The growing pool of genomics data and bioinformatics capabilities presents new opportunities to improve outcomes for cancer patients. Yet without coordinated, multidisciplinary collaborations, the industry risks failing to take full advantage, researchers warned this week.
Writing in the journal Breast Cancer Research, a team of 100 scientists, clinicians and healthcare professionals outlined the knowledge gaps that could slow breakthroughs--and suggested ways to overcome the obstacles. Bioinformatics and genomics feature prominently throughout the paper, with the researchers talking up their potential, but also pointing out potential pitfalls.
In their list of strategies to fill current gaps in knowledge, the researchers highlight the need to establish a collaborative infrastructure. "This requires improved access to appropriate, well-annotated clinical material including longitudinal sample collection with expert bioinformatics support and data sharing," the researchers wrote. Biopharma is viewed as a potential obstacle to achieving this goal, with the authors noting companies need convincing of the merits of collecting tissues before, during and after clinical trials.
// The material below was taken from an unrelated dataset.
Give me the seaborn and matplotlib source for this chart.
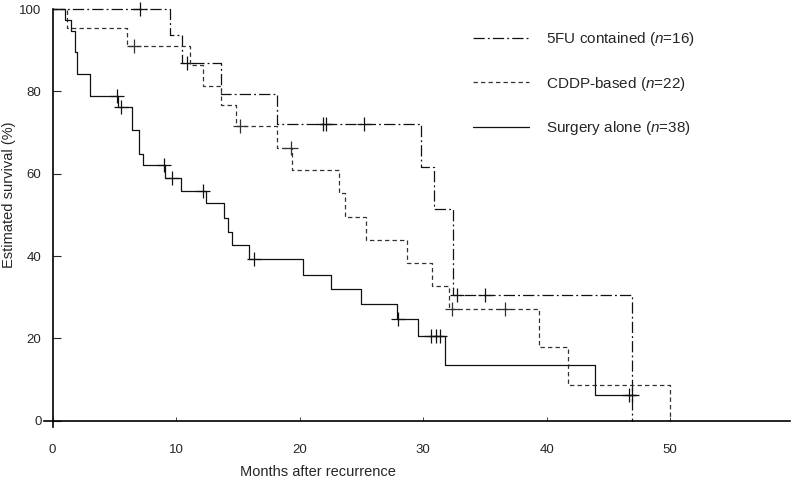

The paper envisages an integrated drug discovery and development model, in which clinical data feeds into omic profiles and bioinformatics. These, in turn, support computational models that enable the stratification of patients for trials and treatment. Siloing of data is one obstacle to the smooth running of the model, but poorly integrated expertise is also a problem. With data sets becoming ever more complex, the authors call for much better integration of computer science, database engineering, data analytics and visualization, hardware and software engineering within biological research.